For their first album with MCA Records, which had absorbed ABC Records a year before, the group enlisted Jones to help them with the record (Khan had recorded with Jones the year before for his album Sounds...and Stuff Like That!!). The group, while still with Khan, was now starting to record without her, while Khan was starting to express a view of going solo for good while still performing with the group onstage. Despite this, the album became a success upon its release. Following Masterjam Chaka Khan recorded her second solo album Naughty and Rufus Party 'Til You're Broke, released in 1980 and 1981 respectively. Khan reunited with the band again in 1981 for the recording of Camouflage.

Jones had also brought in the Seawind Horns for help, as well as the Brothers Johnson for additional percussion help.

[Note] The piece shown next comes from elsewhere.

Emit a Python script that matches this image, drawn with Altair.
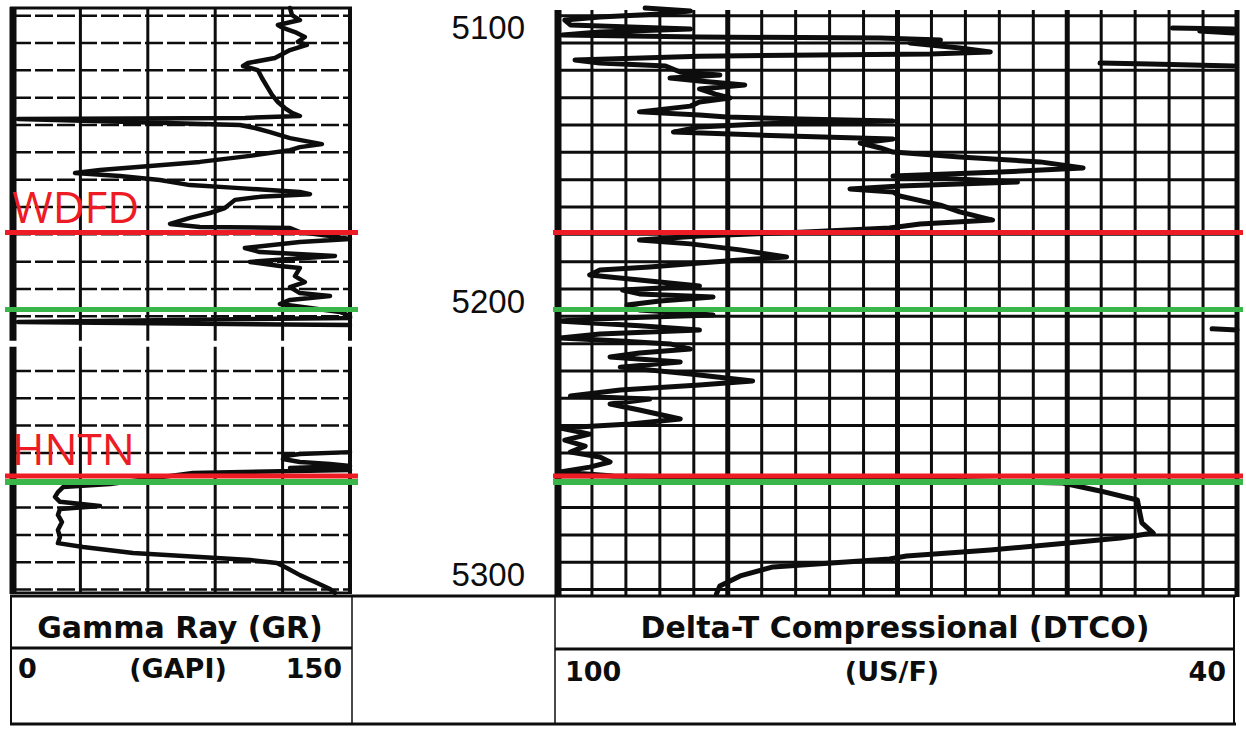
import altair as alt
import pandas as pd

# Gamma Ray curve (GAPI) vs depth (ft), two visible segments (off-scale in between)
GR1_DEPTH = [5092.2, 5094.8, 5096.6, 5098.4, 5099.5, 5101.0, 5102.8, 5104.6, 5105.7, 5107.6,
             5110.5, 5112.3, 5113.4, 5114.9, 5117.8, 5121.5, 5124.0, 5126.6, 5128.8, 5130.6,
             5131.7, 5132.4, 5132.8, 5133.9, 5135.0, 5136.1, 5137.6, 5139.8, 5142.0, 5143.1,
             5144.2, 5146.3, 5148.5, 5150.0, 5151.5, 5152.6, 5153.7, 5155.1, 5157.0, 5158.1,
             5159.5, 5160.3, 5161.3, 5162.4, 5165.4, 5167.2, 5169.0, 5171.2, 5172.3, 5172.7,
             5174.2, 5175.6, 5176.7, 5177.8, 5180.0, 5181.5, 5182.9, 5184.0, 5185.1, 5186.6,
             5187.3, 5190.3, 5192.5, 5194.3, 5196.5, 5197.6, 5199.0, 5200.5, 5202.0, 5203.4,
             5204.9, 5205.6, 5207.1, 5208.2]
GR1_VALUE = [123.3, 124.2, 127.7, 117.9, 120.2, 125.5, 129.9, 126.8, 130.8, 123.3,
             116.6, 104.6, 102.4, 109.0, 110.8, 113.5, 115.3, 117.9, 121.0, 124.2,
             127.7, 103.2, 2.2, 52.1, 101.0, 107.7, 114.4, 123.3, 137.5, 127.7,
             123.3, 105.5, 83.2, 61.0, 38.7, 27.6, 47.6, 65.4, 78.8, 101.0,
             127.7, 132.2, 109.9, 98.8, 94.3, 87.7, 78.8, 69.9, 83.2, 123.3,
             127.7, 141.1, 150.0, 127.7, 103.2, 109.9, 143.3, 123.3, 105.5, 118.8,
             127.7, 125.5, 129.9, 123.3, 127.7, 141.1, 123.3, 118.8, 132.2, 145.5,
             150.0, 150.0, 2.2, 150.0]
GR2_DEPTH = [5254.7, 5255.4, 5256.1, 5257.2, 5258.3, 5259.0, 5259.8, 5260.5, 5261.2, 5262.3,
             5266.4, 5267.5, 5269.3, 5271.1, 5272.9, 5274.4, 5275.5, 5277.7, 5280.3, 5283.2,
             5285.8, 5288.0, 5289.4, 5291.6, 5293.1, 5294.2, 5295.3, 5297.1, 5299.7, 5302.2,
             5304.8, 5306.2]
GR2_VALUE = [150.0, 127.7, 121.0, 120.2, 127.7, 141.1, 150.0, 123.3, 150.0, 80.1,
             43.2, 22.3, 20.0, 18.7, 20.9, 38.7, 20.9, 20.0, 21.8, 20.0,
             20.9, 20.0, 31.2, 53.4, 83.2, 105.5, 117.5, 121.9, 127.7, 134.4,
             141.1, 143.3]

# Delta-T Compressional curve (us/ft) vs depth
DT_DEPTH = [5092.2, 5093.3, 5094.4, 5095.5, 5096.6, 5098.4, 5099.9, 5101.0, 5102.1, 5102.8,
            5103.2, 5103.9, 5105.0, 5106.8, 5108.3, 5109.0, 5109.8, 5111.2, 5112.3, 5113.4,
            5115.6, 5116.7, 5117.8, 5118.9, 5120.4, 5121.8, 5123.7, 5125.1, 5126.6, 5128.1,
            5130.2, 5131.3, 5132.1, 5132.8, 5133.5, 5134.6, 5135.7, 5137.6, 5138.7, 5140.1,
            5141.6, 5143.4, 5144.9, 5146.7, 5148.5, 5150.7, 5152.2, 5153.7, 5155.9, 5157.3,
            5158.4, 5159.5, 5161.0, 5164.3, 5166.8, 5169.8, 5171.2, 5172.7, 5174.2, 5175.6,
            5177.1, 5178.5, 5180.7, 5183.3, 5184.4, 5185.5, 5187.0, 5188.1, 5189.9, 5191.7,
            5193.9, 5195.4, 5196.8, 5197.9, 5199.4, 5200.9, 5202.7, 5204.5, 5205.6, 5206.7,
            5208.5, 5210.0, 5211.5, 5212.9, 5214.0, 5215.1, 5217.0, 5218.4, 5219.9, 5221.7,
            5223.6, 5226.1, 5228.7, 5230.1, 5232.0, 5234.2, 5235.3, 5237.1, 5239.3, 5242.6,
            5244.4, 5245.9, 5248.1, 5250.3, 5252.5, 5254.7, 5256.5, 5258.3, 5260.2, 5262.0,
            5263.4, 5264.6, 5266.0, 5268.9, 5272.2, 5276.6, 5280.6, 5284.3, 5286.1, 5288.3,
            5290.5, 5292.7, 5293.8, 5296.7, 5300.0, 5303.7, 5306.6]
DT_VALUE = [92.3, 88.3, 91.0, 96.3, 99.4, 98.9, 88.3, 96.3, 99.6, 87.5,
            71.5, 66.2, 68.9, 64.5, 61.8, 67.1, 87.5, 98.5, 96.3, 90.5,
            89.2, 85.7, 90.1, 87.5, 83.5, 87.5, 86.1, 84.8, 87.5, 88.3,
            92.8, 87.5, 85.1, 78.6, 70.4, 82.2, 87.5, 89.8, 82.2, 70.4,
            73.3, 71.5, 70.4, 64.5, 57.4, 53.6, 60.9, 70.4, 59.4, 69.8,
            74.2, 70.4, 69.8, 66.2, 64.5, 61.6, 68.0, 70.7, 78.6, 87.5,
            92.8, 88.3, 83.9, 79.8, 83.9, 87.5, 91.9, 96.3, 97.2, 92.8,
            87.5, 94.3, 92.8, 86.3, 91.0, 93.9, 92.8, 86.3, 94.5, 100.0,
            92.8, 87.5, 96.3, 99.8, 94.5, 90.1, 88.3, 92.8, 95.4, 89.2,
            94.5, 88.3, 82.8, 87.5, 94.5, 98.9, 91.9, 95.4, 92.8, 89.2,
            93.6, 99.8, 97.2, 99.4, 97.6, 98.9, 96.3, 95.4, 97.2, 99.8,
            95.1, 69.8, 55.4, 52.1, 48.8, 48.6, 48.4, 47.4, 50.3, 55.9,
            61.8, 69.2, 70.7, 81.0, 83.9, 85.7, 86.0]
# wrapped (off-scale) pieces at the right edge of the DT track
DTW_SEG = ["w1", "w1", "w1", "w1", "w2", "w2", "w2", "w3", "w3"]
DTW_DEPTH = [5099.5, 5099.9, 5100.6, 5101.3, 5112.3, 5112.7, 5113.4, 5209.6, 5210.0]
DTW_VALUE = [45.7, 40.3, 43.3, 40.3, 52.1, 47.7, 40.3, 42.2, 40.0]

# formation tops
TOP_NAMES = ["WDFD", "HNTN"]
TOP_DEPTHS = [5174.3, 5263.4]
BASE_DEPTHS = [5202.5, 5265.6]

DEPTH_LABELS = [5100, 5200, 5300]
GRID_DEPTHS = [5095, 5105, 5115, 5125, 5135, 5145, 5155, 5165, 5175, 5185, 5195,
               5205, 5215, 5225, 5235, 5245, 5255, 5265, 5275, 5285, 5295, 5305]
GR_GRID = [0, 30, 60, 90, 120, 150]
DT_GRID = [100, 97, 94, 91, 88, 85, 82, 79, 76, 73, 70, 67, 64, 61, 58, 55, 52, 49, 46, 43, 40]
DT_MAJOR = [100, 85, 70, 55, 40]

RED = "#ED1C24"
GREEN = "#3AB54A"
INK = "#0d0d0d"

# ---------------- scales ----------------
ysc = alt.Scale(domain=[5092.19, 5306.98], range=[8, 595], nice=False, zero=False)
grsc = alt.Scale(domain=[0, 150], range=[13, 350], nice=False, zero=False)
dtsc = alt.Scale(domain=[100, 40], range=[558, 1237], nice=False, zero=False)

Y = lambda f: alt.Y(f, scale=ysc, axis=None)

layers = []

# ---- GR track grid ----
gr_w = [7 if v == 0 else (4 if v == 150 else 3) for v in GR_GRID]
layers.append(alt.Chart(pd.DataFrame({"v": GR_GRID, "w": gr_w})).mark_rule(color=INK).encode(
    x=alt.X("v:Q", scale=grsc, axis=None), y=alt.value(7), y2=alt.value(594),
    strokeWidth=alt.StrokeWidth("w:Q", scale=None)))
layers.append(alt.Chart(pd.DataFrame({"d": GRID_DEPTHS})).mark_rule(
    color=INK, strokeWidth=2.5, strokeDash=[18, 4]).encode(
    y=Y("d:Q"), x=alt.value(13), x2=alt.value(350)))
layers.append(alt.Chart(pd.DataFrame({"d": [5092.19]})).mark_rule(color=INK, strokeWidth=3).encode(
    y=Y("d:Q"), x=alt.value(10), x2=alt.value(352)))
layers.append(alt.Chart(pd.DataFrame({"d": [5306.2]})).mark_rule(color=INK, strokeWidth=2.5).encode(
    y=Y("d:Q"), x=alt.value(10), x2=alt.value(352)))
# scan break in the GR track
layers.append(alt.Chart(pd.DataFrame({"d": [5215.0]})).mark_rule(color="white", strokeWidth=6).encode(
    y=Y("d:Q"), x=alt.value(6), x2=alt.value(357)))

# ---- DT track grid ----
dt_w = [7 if v == 100 else (5 if v in DT_MAJOR else 3) for v in DT_GRID]
layers.append(alt.Chart(pd.DataFrame({"v": DT_GRID, "w": dt_w})).mark_rule(color=INK).encode(
    x=alt.X("v:Q", scale=dtsc, axis=None), y=alt.value(10), y2=alt.value(597),
    strokeWidth=alt.StrokeWidth("w:Q", scale=None)))
layers.append(alt.Chart(pd.DataFrame({"d": GRID_DEPTHS})).mark_rule(color=INK, strokeWidth=3).encode(
    y=Y("d:Q"), x=alt.value(558), x2=alt.value(1237)))

# ---- curves ----
gr_df = pd.DataFrame({
    "depth": GR1_DEPTH + GR2_DEPTH,
    "gr": GR1_VALUE + GR2_VALUE,
    "seg": ["a"] * len(GR1_DEPTH) + ["b"] * len(GR2_DEPTH),
})
gr_df["i"] = range(len(gr_df))
layers.append(alt.Chart(gr_df).mark_line(color=INK, strokeWidth=4.5, strokeJoin="round", strokeCap="round").encode(
    x=alt.X("gr:Q", scale=grsc, axis=None), y=Y("depth:Q"), detail="seg:N", order="i:Q"))

dt_df = pd.DataFrame({
    "depth": DT_DEPTH + DTW_DEPTH,
    "dt": DT_VALUE + DTW_VALUE,
    "seg": ["m"] * len(DT_DEPTH) + DTW_SEG,
})
dt_df["i"] = range(len(dt_df))
layers.append(alt.Chart(dt_df).mark_line(color=INK, strokeWidth=5, strokeJoin="round", strokeCap="round").encode(
    x=alt.X("dt:Q", scale=dtsc, axis=None), y=Y("depth:Q"), detail="seg:N", order="i:Q"))

# ---- formation top markers ----
mk = pd.DataFrame({
    "depth": [BASE_DEPTHS[0], BASE_DEPTHS[1], TOP_DEPTHS[0], TOP_DEPTHS[1]],
    "c": [GREEN, GREEN, RED, RED],
    "w": [5, 6, 5, 5],
})
for x1, x2 in [(5, 358), (553, 1243)]:
    layers.append(alt.Chart(mk).mark_rule().encode(
        y=Y("depth:Q"), x=alt.value(x1), x2=alt.value(x2),
        color=alt.Color("c:N", scale=None), strokeWidth=alt.StrokeWidth("w:Q", scale=None)))

lab = pd.DataFrame({"name": TOP_NAMES, "depth": [TOP_DEPTHS[0] - 3.4, TOP_DEPTHS[1] - 4.0]})
layers.append(alt.Chart(lab).mark_text(font="Open Sans", fontSize=44, color=RED, align="left",
                                       baseline="alphabetic").encode(
    x=alt.value(12), y=Y("depth:Q"), text="name:N"))

# ---- depth labels ----
dl = pd.DataFrame({"depth": DEPTH_LABELS, "t": [str(v) for v in DEPTH_LABELS]})
layers.append(alt.Chart(dl).mark_text(font="Liberation Sans", fontSize=33, color=INK, align="right",
                                      baseline="middle").encode(
    x=alt.value(525), y=Y("depth:Q"), text="t:N"))

# ---- header box ----
def hline(y, x1, x2, w):
    return alt.Chart(pd.DataFrame({"k": [0]})).mark_rule(color=INK, strokeWidth=w).encode(
        y=alt.value(y), x=alt.value(x1), x2=alt.value(x2))

def vline(x, y1, y2, w):
    return alt.Chart(pd.DataFrame({"k": [0]})).mark_rule(color=INK, strokeWidth=w).encode(
        x=alt.value(x), y=alt.value(y1), y2=alt.value(y2))

def txt(t, x, y, align, size):
    return alt.Chart(pd.DataFrame({"t": [t]})).mark_text(
        font="DejaVu Sans", fontWeight="bold", fontSize=size, color=INK, align=align,
        baseline="alphabetic").encode(x=alt.value(x), y=alt.value(y), text="t:N")

layers += [
    hline(596, 10, 1236, 3), hline(724, 10, 1236, 3),
    hline(648, 10, 352, 3), hline(649, 555, 1235, 3),
    vline(11, 596, 724, 2), vline(352, 596, 724, 1.5),
    vline(555, 596, 724, 1.5), vline(1234, 596, 724, 2),
    txt("Gamma Ray (GR)", 180, 638, "center", 30),
    txt("0", 18, 678, "left", 27),
    txt("(GAPI)", 178, 678, "center", 27),
    txt("150", 342, 678, "right", 27),
    txt("Delta-T Compressional (DTCO)", 895, 638, "center", 30),
    txt("100", 565, 681, "left", 27),
    txt("(US/F)", 892, 681, "center", 27),
    txt("40", 1226, 681, "right", 27),
]

chart = alt.layer(*layers).resolve_scale(x="independent").properties(
    width=1246, height=730, autosize=alt.AutoSizeParams(type="none"), padding=0,
    background="white"
).configure_view(strokeWidth=0)

chart.save("out.html", embed_options={"renderer": "svg", "actions": False})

Rufus even does a funked-up cover of Jones's own "Body Heat".

==Track listing==

Side one
| No. | Title | Writer(s) | Length |
|---|---|---|---|
| 1. | "Do You Love What You Feel" | Hawk Wolinski | 4:27 |
| 2. | "Any Love" | Wolinski | 4:50 |
| 3. | "Heaven Bound" | Bill Meyers, Billy Durham, Lorrin Bates | 3:45 |
| 4. | "Walk the Rockway" | Tony Maiden | 4:04 |

Side two
| No. | Title | Writer(s) | Length |
|---|---|---|---|
| 5. | "Live in Me" | Rod Temperton | 3:54 |
| 6. | "Body Heat" | Quincy Jones, Bruce Fisher, Leon Ware, Stan Richardson | 5:45 |
| 7. | "I'm Dancing for Your Love" | Wolinski, John Robinson, Patti Austin, Peggy Jones | 4:31 |
| 8. | "What Am I Missing?" | Chaka Khan, Mark Stevens | 4:03 |
| 9. | "Masterjam" | Temperton | 3:34 |

==Personnel==
- Chaka Khan - lead vocals, background vocals
- Tony Maiden - guitar, lead vocals, background vocals
- Kevin Murphy - keyboards
- John Robinson - drums, additional percussion, hand-clapping
- Bobby Watson - bass
- David "Hawk" Wolinski - keyboards
- Bill Reichenbach Jr., Lew McCreary - trombone
- Louis Johnson, George Johnson, Richard Heath - percussion, hand-clapping

Seawind Horns
- Jerry Hey - trumpet, flugelhorn
- Gary Grant - trumpet, flugelhorn
- Larry Hall - trumpet, flugelhorn
- Kim Hutchcroft - saxophone, flute
- Larry Williams - saxophone, flute

Production
- Quincy Jones - producer
- Bruce Swedien - audio engineer, mixing
- Jerry Hey, Bill Reichenbach Jr. - string arrangements
- Sidney Sharp - strings concertmaster
- Rufus - rhythm arrangements
- Rod Temperton - rhythm arrangements, vocal arrangements
- Chaka Khan, Tony Maiden - vocal arrangements
- Ed Caraeff - photography, album design

==Charts==
Album

| Chart (1979) | Peak |
|---|---|
| U.S. Billboard Top LPs | 14 |
| U.S. Billboard Top Soul LPs | 1 |

Singles

Year: Single; Peak chart positions
US: US R&B; US Dance
1979: "Do You Love What You Feel"; 30; 1; 5
1980: "Any Love"; 102; 24
"I'm Dancing for Your Love": —; 43; —

==Certifications==

| Region | Certification | Certified units/sales |
| United States (RIAA) | Gold | 500,000^{^} |
^{^} Shipments figures based on certification alone.